Sono passati quasi quattro anni da quel pomeriggio del 7 agosto del 2019 quando al parco degli Acquedotti di Roma giorno dell’omicidio di Fabrizio Piscitelli. Leader della Curva Nord, Piscitelli era conosciuto con il nome di Diabolik ed era popolarissimo a Roma e non solo.
Oggi in aula la testimonianza dell’autista
Il giorno dell’omicidio su quella panchina insieme a Piscitelli c’era anche Eliobe Creagh Gomez era l’autista di ‘Diabolik‘ e in tribunale ha ripercorso la sua testimonianza.
Sono parti civili i genitori, il fratello e la sorella di Piscitelli
“Ho visto Fabrizio accasciarsi – ha ricostruito in aula il cubano rispondendo alle domande dei pm Rita Ceraso e Mario Palazzi – mi sono alzato, ho visto una persona che correva con la pistola in mano, una persona sportiva, più alta di me, più di 1,80. Ricordo che aveva qualcosa sul braccio e un pantaloncino fino al ginocchio”.
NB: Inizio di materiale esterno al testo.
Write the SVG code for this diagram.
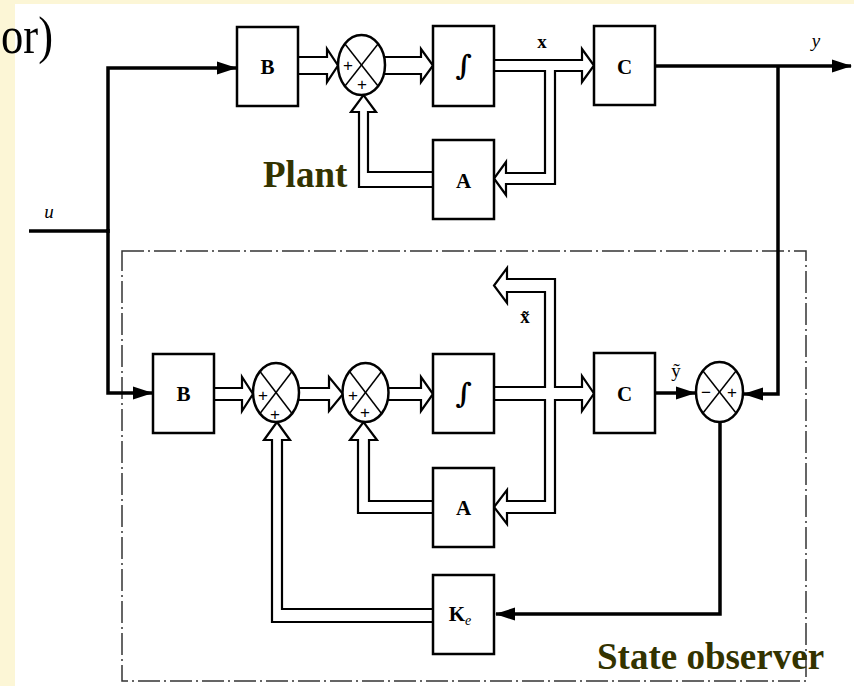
<svg xmlns="http://www.w3.org/2000/svg" width="854" height="686" viewBox="0 0 854 686">
<style>
.box{fill:#fff;stroke:#000;stroke-width:2.5}
.sum{fill:#fff;stroke:#000;stroke-width:2.5}
.xl{stroke:#000;stroke-width:1.5}
.dl{fill:none;stroke:#000;stroke-width:2.2;stroke-linejoin:miter}
.sl{fill:none;stroke:#000;stroke-width:3.5;stroke-linejoin:miter}
.frame{fill:none;stroke:#333;stroke-width:1.5;stroke-dasharray:22 4 2 4}
.lbl{font-family:"Liberation Serif","Times New Roman",serif;font-weight:bold;font-size:21px;text-anchor:middle;fill:#000}
.int{font-family:"DejaVu Serif",serif;font-weight:bold;font-size:28px;text-anchor:middle;fill:#000}
.sgn{font-family:"Liberation Sans",Arial,sans-serif;font-size:17px;text-anchor:middle;fill:#000}
.var{font-family:"Liberation Serif","Times New Roman",serif;font-size:19px;text-anchor:middle;fill:#000}
.title{font-family:"Liberation Serif","Times New Roman",serif;font-weight:bold;font-size:37px;fill:#333300}
</style>
<defs>
<marker id="ah" markerUnits="userSpaceOnUse" viewBox="0 0 20 14" markerWidth="20" markerHeight="14" refX="19" refY="7" orient="auto">
<path d="M0,0.5 L20,7 L0,13.5 Z" fill="#000"/>
</marker>
</defs>
<rect x="0" y="0" width="854" height="686" fill="#FCF6D6"/>
<rect x="15" y="4" width="839" height="682" fill="#fff"/>
<text x="1" y="53" font-family="'Liberation Serif','Times New Roman',serif" font-size="52" textLength="52" lengthAdjust="spacingAndGlyphs" fill="#000">or)</text>

<rect id="observer-frame" class="frame" x="122" y="251" width="684" height="430"/>

<g id="connectors">
<path class="sl" d="M29,231 L108,231"/>
<path class="sl" d="M108,233 L108,68 L236,68" marker-end="url(#ah)"/>
<path class="sl" d="M108,229 L108,393 L152,393" marker-end="url(#ah)"/>
<path class="dl" d="M298,57 L327,57 L327,49 L338,65.5 L327,82 L327,74 L298,74"/>
<path class="dl" d="M384,57 L421,57 L421,49 L433,65.5 L421,82 L421,74 L384,74"/>
<path class="dl" d="M494,60 L582,60 L582,49 L594,65.5 L582,82 L582,71 L555,71 L555,184 L506,184 L506,195 L494,178.5 L506,162 L506,173 L545,173 L545,71 L494,71"/>
<path class="dl" d="M433,172 L368,172 L368,112 L376,112 L363.5,95 L351,112 L359,112 L359,187 L433,187"/>
<path class="sl" d="M655,66 L851,66" marker-end="url(#ah)"/>
<path class="sl" d="M778,66 L778,394 L744,394" marker-end="url(#ah)"/>
<path class="dl" d="M214,388 L242,388 L242,377 L253,394 L242,411 L242,400 L214,400"/>
<path class="dl" d="M298,388 L329,388 L329,377 L343,394 L329,411 L329,400 L298,400"/>
<path class="dl" d="M387,388 L421,388 L421,377 L433,394 L421,411 L421,400 L387,400"/>
<path class="dl" d="M494,387 L545,387 L545,292 L507,292 L507,303 L494,285.5 L507,268 L507,279 L555,279 L555,387 L582,387 L582,376 L594,393.5 L582,411 L582,400 L555,400 L555,513 L507,513 L507,524 L494,507 L507,490 L507,501 L545,501 L545,400 L494,400"/>
<path class="dl" d="M433,501 L369,501 L369,440 L377,440 L363.5,422 L350,440 L358,440 L358,513 L433,513"/>
<path class="dl" d="M433,609 L282,609 L282,440 L290,440 L277,422 L264,440 L272,440 L272,622 L433,622"/>
<path class="sl" d="M655,393 L695,393" marker-end="url(#ah)"/>
<path class="sl" d="M720,422 L720,614 L496,614" marker-end="url(#ah)"/>
</g>

<g id="plant-B"><rect class="box" x="237" y="27" width="61" height="79"/><text class="lbl" x="267.5" y="74">B</text></g>
<g id="plant-sum"><ellipse class="sum" cx="361.5" cy="65" rx="23.5" ry="30"/><line class="xl" x1="345" y1="44" x2="378" y2="86"/><line class="xl" x1="378" y1="44" x2="345" y2="86"/><text class="sgn" x="348" y="71">+</text><text class="sgn" x="362" y="90">+</text></g>
<g id="plant-int"><rect class="box" x="433" y="26" width="61" height="80"/><text class="int" x="463.5" y="75">∫</text></g>
<g id="plant-C"><rect class="box" x="594" y="26" width="61" height="79"/><text class="lbl" x="624.5" y="74">C</text></g>
<g id="plant-A"><rect class="box" x="433" y="140" width="61" height="79"/><text class="lbl" x="463.5" y="188">A</text></g>

<g id="obs-B"><rect class="box" x="153" y="354" width="61" height="79"/><text class="lbl" x="183.5" y="401">B</text></g>
<g id="obs-sum1"><ellipse class="sum" cx="276" cy="392.5" rx="23" ry="29.5"/><line class="xl" x1="260" y1="371.5" x2="292" y2="413.5"/><line class="xl" x1="292" y1="371.5" x2="260" y2="413.5"/><text class="sgn" x="263" y="401">+</text><text class="sgn" x="275" y="420">+</text></g>
<g id="obs-sum2"><ellipse class="sum" cx="365.5" cy="392.5" rx="23" ry="29.5"/><line class="xl" x1="349.5" y1="371.5" x2="381.5" y2="413.5"/><line class="xl" x1="381.5" y1="371.5" x2="349.5" y2="413.5"/><text class="sgn" x="353" y="401">+</text><text class="sgn" x="365" y="418">+</text></g>
<g id="obs-int"><rect class="box" x="433" y="354" width="61" height="79"/><text class="int" x="463.5" y="403">∫</text></g>
<g id="obs-C"><rect class="box" x="594" y="353" width="61" height="80"/><text class="lbl" x="624.5" y="401">C</text></g>
<g id="obs-err"><ellipse class="sum" cx="719.5" cy="392" rx="23.5" ry="30"/><line class="xl" x1="703" y1="371" x2="736" y2="413"/><line class="xl" x1="736" y1="371" x2="703" y2="413"/><text class="sgn" x="706" y="398">−</text><text class="sgn" x="732" y="398">+</text></g>
<g id="obs-A"><rect class="box" x="433" y="468" width="61" height="79"/><text class="lbl" x="463.5" y="515">A</text></g>
<g id="obs-Ke"><rect class="box" x="433" y="575" width="61" height="79"/><text class="lbl" x="460" y="621">K<tspan font-style="italic" font-weight="normal" font-size="14" dy="4">e</tspan></text></g>

<g id="labels">
<text class="var" x="542" y="48" font-weight="bold">x</text>
<text class="var" x="816" y="47" font-style="italic">y</text>
<text class="var" x="49" y="218" font-style="italic" font-size="18">u</text>
<text class="var" x="525" y="323" font-weight="bold">x̃</text>
<text class="var" x="676" y="377">ỹ</text>
<text class="title" x="263" y="187">Plant</text>
<text class="title" x="597" y="669">State observer</text>
</g>
</svg>
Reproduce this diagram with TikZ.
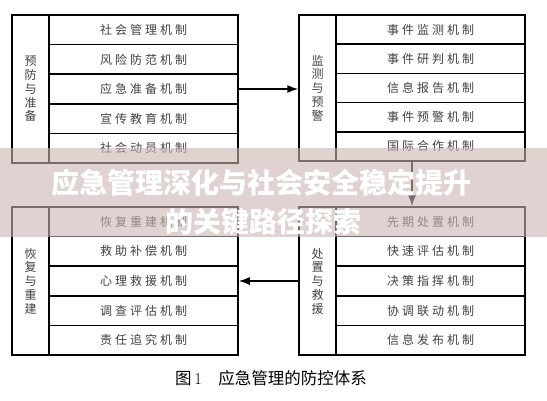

I dettagli del momento finiscono qui perché è lo stesso testimone a riferire di non ricordare nulla del volto del killer. Gomez ha anche ripercorso il suo rapporto con Diabolik.
“Ho conosciuto Fabrizio Piscitelli tre-quattro mesi prima dell’omicidio. Lavoravo in un bar su via Tiburtina dove l’ho incontrato e sempre lì – ha detto il cubano – ho conosciuto Fabrizio Fabietti. Eravamo in un rapporto di confidenza, di amicizia io sono della Lazio, parlavamo di calcio e ci siamo avvicinati. Da subito abbiamo avuto un bel rapporto, per me rappresentava molto. In quel periodo avevo perso il lavoro, Piscitelli non aveva la patente mentre io guidavo la macchina e ho iniziato a portarlo in giro con la sua jeep Compass. Comunicavamo attraverso la app Signal. La mia mansione era quella di autista, non di bodyguard. Fabrizio non aveva bisogno della sicurezza“.
Per due volte alla stessa panchina dell’acquedotto
Secondo le ricostruzioni al Parco degli Acquedotti Gomez e Piscitelli c’erano stati anche il giorno prima dell’omicidio.
“Eravamo andati al parco, ci siamo seduti sulla stessa panchina e anche in quell’occasione non mi ha detto nulla sul perché eravamo lì. Ma a un certo punto mi ha detto che potevamo andare via perché aveva sbagliato il giorno. E ci siamo tornati il giorno dopo. Fabrizio era tranquillissimo. Ci siamo seduti sulla panchina con le spalle al parco e la strada davanti, lui era alla mia destra e faceva telefonate. A un certo punto ho sentito tre passi che si avvicinano da dietro, di una persona che corre, e ho visto la pistola alla testa di Fabrizio. Poi il colpo esploso, un solo colpo. Mi è caduto il mondo addosso, nessuno si aspettava una cosa del genere”.
La testimonianza è arrivata nell’udienza del processo davanti alla Terza Corte d’Assise di Roma. Per il delitto di ‘Diabolik’ ad oggi vede imputato Raul Esteban Calderon. L’argentino, che segue l’udienza in videocollegamento dal carcere di Larino, è accusato di omicidio volontario aggravato dal metodo mafioso e detenzione abusiva di armi.
L’uomo avrebbe agito come un killer professionista ma sarebbe stato tradito da alcune riprese che lo hanno immortalato anche il giorno prima l’omicidio.
Un colpo secco e a brucia pelo frutto di un’azione pianificata e messa in atto da mani esperte che apre scenari molto complessi sul caso. Anche perché gli inquirenti sembrano essere lontani dall’individuare il movente che ci cela dietro il delitto.
Lo stesso imputato Calderon è stato rinviato a giudizio lo scorso 5 dicembre. Dopo che era stato arrestato nel dicembre del 2021 dopo l’inchiesta condotta dai pm della Direzione Distrettuale Antimafia di Roma, coordinati dai procuratori aggiunti Michele Prestipino e Ilaria Calo’.